=== MATERIAL ===
────────────────────────────────────────

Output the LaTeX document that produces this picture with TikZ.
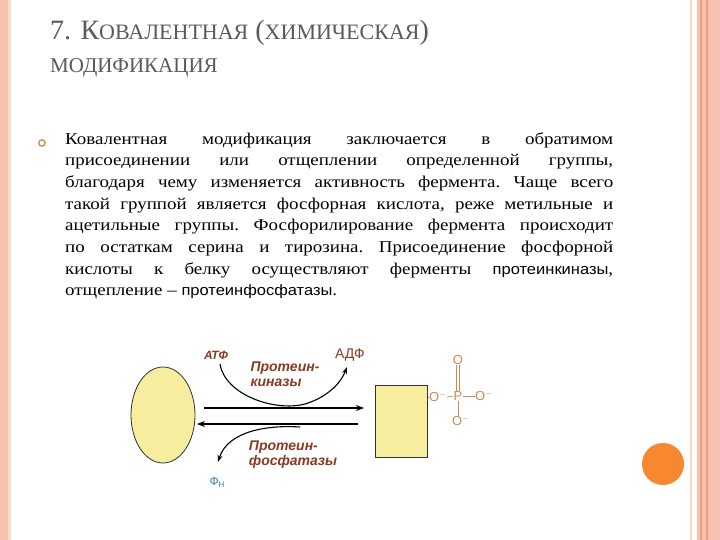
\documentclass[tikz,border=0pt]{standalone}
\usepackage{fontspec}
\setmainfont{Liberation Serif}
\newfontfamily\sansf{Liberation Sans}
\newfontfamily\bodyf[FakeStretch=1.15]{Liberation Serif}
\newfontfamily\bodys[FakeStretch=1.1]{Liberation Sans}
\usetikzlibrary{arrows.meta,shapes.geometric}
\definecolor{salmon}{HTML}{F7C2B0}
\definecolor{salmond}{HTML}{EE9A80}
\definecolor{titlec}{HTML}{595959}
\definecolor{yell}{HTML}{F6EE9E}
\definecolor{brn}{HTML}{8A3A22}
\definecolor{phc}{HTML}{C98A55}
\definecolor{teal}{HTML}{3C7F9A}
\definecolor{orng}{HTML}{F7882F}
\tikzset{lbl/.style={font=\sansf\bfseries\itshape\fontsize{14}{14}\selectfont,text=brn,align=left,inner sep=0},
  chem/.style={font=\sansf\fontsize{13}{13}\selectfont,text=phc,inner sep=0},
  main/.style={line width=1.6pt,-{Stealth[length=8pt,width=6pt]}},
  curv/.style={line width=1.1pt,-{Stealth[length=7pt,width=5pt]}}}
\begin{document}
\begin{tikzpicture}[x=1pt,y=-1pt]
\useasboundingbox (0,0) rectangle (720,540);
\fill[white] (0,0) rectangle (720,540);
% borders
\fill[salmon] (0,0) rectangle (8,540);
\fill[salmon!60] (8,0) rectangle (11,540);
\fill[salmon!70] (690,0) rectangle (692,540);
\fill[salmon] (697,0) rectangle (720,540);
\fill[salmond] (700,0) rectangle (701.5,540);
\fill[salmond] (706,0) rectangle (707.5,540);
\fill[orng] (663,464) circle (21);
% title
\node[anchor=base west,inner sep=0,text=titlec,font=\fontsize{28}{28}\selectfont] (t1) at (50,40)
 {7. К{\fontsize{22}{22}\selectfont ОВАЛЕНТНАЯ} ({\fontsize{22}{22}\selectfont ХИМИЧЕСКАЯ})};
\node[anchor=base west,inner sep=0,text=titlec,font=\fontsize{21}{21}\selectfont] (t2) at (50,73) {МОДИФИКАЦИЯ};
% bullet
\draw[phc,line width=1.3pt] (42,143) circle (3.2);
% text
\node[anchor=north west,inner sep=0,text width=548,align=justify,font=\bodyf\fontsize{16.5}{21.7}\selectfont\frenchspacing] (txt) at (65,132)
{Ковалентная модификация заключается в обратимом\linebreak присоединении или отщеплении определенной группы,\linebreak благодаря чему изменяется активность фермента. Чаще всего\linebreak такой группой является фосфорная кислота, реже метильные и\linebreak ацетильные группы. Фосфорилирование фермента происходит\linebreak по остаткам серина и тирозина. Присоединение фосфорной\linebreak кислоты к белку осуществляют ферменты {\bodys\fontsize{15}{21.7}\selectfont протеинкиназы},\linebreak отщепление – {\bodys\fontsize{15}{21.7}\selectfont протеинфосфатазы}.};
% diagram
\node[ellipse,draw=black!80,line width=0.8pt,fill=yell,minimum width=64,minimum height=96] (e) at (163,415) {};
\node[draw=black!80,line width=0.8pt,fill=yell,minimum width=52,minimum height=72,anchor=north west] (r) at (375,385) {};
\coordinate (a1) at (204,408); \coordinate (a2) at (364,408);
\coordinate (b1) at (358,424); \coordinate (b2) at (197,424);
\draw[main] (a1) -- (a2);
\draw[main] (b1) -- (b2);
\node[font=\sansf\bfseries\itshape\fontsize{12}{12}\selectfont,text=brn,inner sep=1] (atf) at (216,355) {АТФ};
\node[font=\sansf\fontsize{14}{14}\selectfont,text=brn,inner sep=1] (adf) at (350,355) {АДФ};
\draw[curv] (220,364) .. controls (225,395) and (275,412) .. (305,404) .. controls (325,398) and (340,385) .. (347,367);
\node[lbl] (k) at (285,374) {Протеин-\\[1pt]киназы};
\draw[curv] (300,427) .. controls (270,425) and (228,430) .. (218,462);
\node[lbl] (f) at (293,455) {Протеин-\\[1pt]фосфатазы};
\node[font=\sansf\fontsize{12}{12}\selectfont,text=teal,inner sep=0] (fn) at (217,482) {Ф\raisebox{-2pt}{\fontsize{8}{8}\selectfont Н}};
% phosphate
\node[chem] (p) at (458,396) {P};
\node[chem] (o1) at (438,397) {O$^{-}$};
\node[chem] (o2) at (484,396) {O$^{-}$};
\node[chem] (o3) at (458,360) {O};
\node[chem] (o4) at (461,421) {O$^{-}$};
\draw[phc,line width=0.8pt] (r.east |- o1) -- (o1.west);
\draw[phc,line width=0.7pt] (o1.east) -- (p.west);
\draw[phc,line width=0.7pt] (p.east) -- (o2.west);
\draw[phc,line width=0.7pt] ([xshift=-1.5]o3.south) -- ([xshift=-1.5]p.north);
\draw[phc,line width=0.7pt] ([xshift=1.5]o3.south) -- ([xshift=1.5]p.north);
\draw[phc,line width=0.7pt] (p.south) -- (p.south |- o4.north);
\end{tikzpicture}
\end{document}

────────────────────────────────────────

=== GIVEN INSTRUCTION ===
Copy the material exactly. Do not include the pictures.

=== RIGHT ANSWER ===
Output the LaTeX document that produces this picture with TikZ.
\documentclass[tikz,border=0pt]{standalone}
\usepackage{fontspec}
\setmainfont{Liberation Serif}
\newfontfamily\sansf{Liberation Sans}
\newfontfamily\bodyf[FakeStretch=1.15]{Liberation Serif}
\newfontfamily\bodys[FakeStretch=1.1]{Liberation Sans}
\usetikzlibrary{arrows.meta,shapes.geometric}
\definecolor{salmon}{HTML}{F7C2B0}
\definecolor{salmond}{HTML}{EE9A80}
\definecolor{titlec}{HTML}{595959}
\definecolor{yell}{HTML}{F6EE9E}
\definecolor{brn}{HTML}{8A3A22}
\definecolor{phc}{HTML}{C98A55}
\definecolor{teal}{HTML}{3C7F9A}
\definecolor{orng}{HTML}{F7882F}
\tikzset{lbl/.style={font=\sansf\bfseries\itshape\fontsize{14}{14}\selectfont,text=brn,align=left,inner sep=0},
  chem/.style={font=\sansf\fontsize{13}{13}\selectfont,text=phc,inner sep=0},
  main/.style={line width=1.6pt,-{Stealth[length=8pt,width=6pt]}},
  curv/.style={line width=1.1pt,-{Stealth[length=7pt,width=5pt]}}}
\begin{document}
\begin{tikzpicture}[x=1pt,y=-1pt]
\useasboundingbox (0,0) rectangle (720,540);
\fill[white] (0,0) rectangle (720,540);
% borders
\fill[salmon] (0,0) rectangle (8,540);
\fill[salmon!60] (8,0) rectangle (11,540);
\fill[salmon!70] (690,0) rectangle (692,540);
\fill[salmon] (697,0) rectangle (720,540);
\fill[salmond] (700,0) rectangle (701.5,540);
\fill[salmond] (706,0) rectangle (707.5,540);
\fill[orng] (663,464) circle (21);
% title
\node[anchor=base west,inner sep=0,text=titlec,font=\fontsize{28}{28}\selectfont] (t1) at (50,40)
 {7. К{\fontsize{22}{22}\selectfont ОВАЛЕНТНАЯ} ({\fontsize{22}{22}\selectfont ХИМИЧЕСКАЯ})};
\node[anchor=base west,inner sep=0,text=titlec,font=\fontsize{21}{21}\selectfont] (t2) at (50,73) {МОДИФИКАЦИЯ};
% bullet
\draw[phc,line width=1.3pt] (42,143) circle (3.2);
% text
\node[anchor=north west,inner sep=0,text width=548,align=justify,font=\bodyf\fontsize{16.5}{21.7}\selectfont\frenchspacing] (txt) at (65,132)
{Ковалентная модификация заключается в обратимом\linebreak присоединении или отщеплении определенной группы,\linebreak благодаря чему изменяется активность фермента. Чаще всего\linebreak такой группой является фосфорная кислота, реже метильные и\linebreak ацетильные группы. Фосфорилирование фермента происходит\linebreak по остаткам серина и тирозина. Присоединение фосфорной\linebreak кислоты к белку осуществляют ферменты {\bodys\fontsize{15}{21.7}\selectfont протеинкиназы},\linebreak отщепление – {\bodys\fontsize{15}{21.7}\selectfont протеинфосфатазы}.};
% diagram
\node[ellipse,draw=black!80,line width=0.8pt,fill=yell,minimum width=64,minimum height=96] (e) at (163,415) {};
\node[draw=black!80,line width=0.8pt,fill=yell,minimum width=52,minimum height=72,anchor=north west] (r) at (375,385) {};
\coordinate (a1) at (204,408); \coordinate (a2) at (364,408);
\coordinate (b1) at (358,424); \coordinate (b2) at (197,424);
\draw[main] (a1) -- (a2);
\draw[main] (b1) -- (b2);
\node[font=\sansf\bfseries\itshape\fontsize{12}{12}\selectfont,text=brn,inner sep=1] (atf) at (216,355) {АТФ};
\node[font=\sansf\fontsize{14}{14}\selectfont,text=brn,inner sep=1] (adf) at (350,355) {АДФ};
\draw[curv] (220,364) .. controls (225,395) and (275,412) .. (305,404) .. controls (325,398) and (340,385) .. (347,367);
\node[lbl] (k) at (285,374) {Протеин-\\[1pt]киназы};
\draw[curv] (300,427) .. controls (270,425) and (228,430) .. (218,462);
\node[lbl] (f) at (293,455) {Протеин-\\[1pt]фосфатазы};
\node[font=\sansf\fontsize{12}{12}\selectfont,text=teal,inner sep=0] (fn) at (217,482) {Ф\raisebox{-2pt}{\fontsize{8}{8}\selectfont Н}};
% phosphate
\node[chem] (p) at (458,396) {P};
\node[chem] (o1) at (438,397) {O$^{-}$};
\node[chem] (o2) at (484,396) {O$^{-}$};
\node[chem] (o3) at (458,360) {O};
\node[chem] (o4) at (461,421) {O$^{-}$};
\draw[phc,line width=0.8pt] (r.east |- o1) -- (o1.west);
\draw[phc,line width=0.7pt] (o1.east) -- (p.west);
\draw[phc,line width=0.7pt] (p.east) -- (o2.west);
\draw[phc,line width=0.7pt] ([xshift=-1.5]o3.south) -- ([xshift=-1.5]p.north);
\draw[phc,line width=0.7pt] ([xshift=1.5]o3.south) -- ([xshift=1.5]p.north);
\draw[phc,line width=0.7pt] (p.south) -- (p.south |- o4.north);
\end{tikzpicture}
\end{document}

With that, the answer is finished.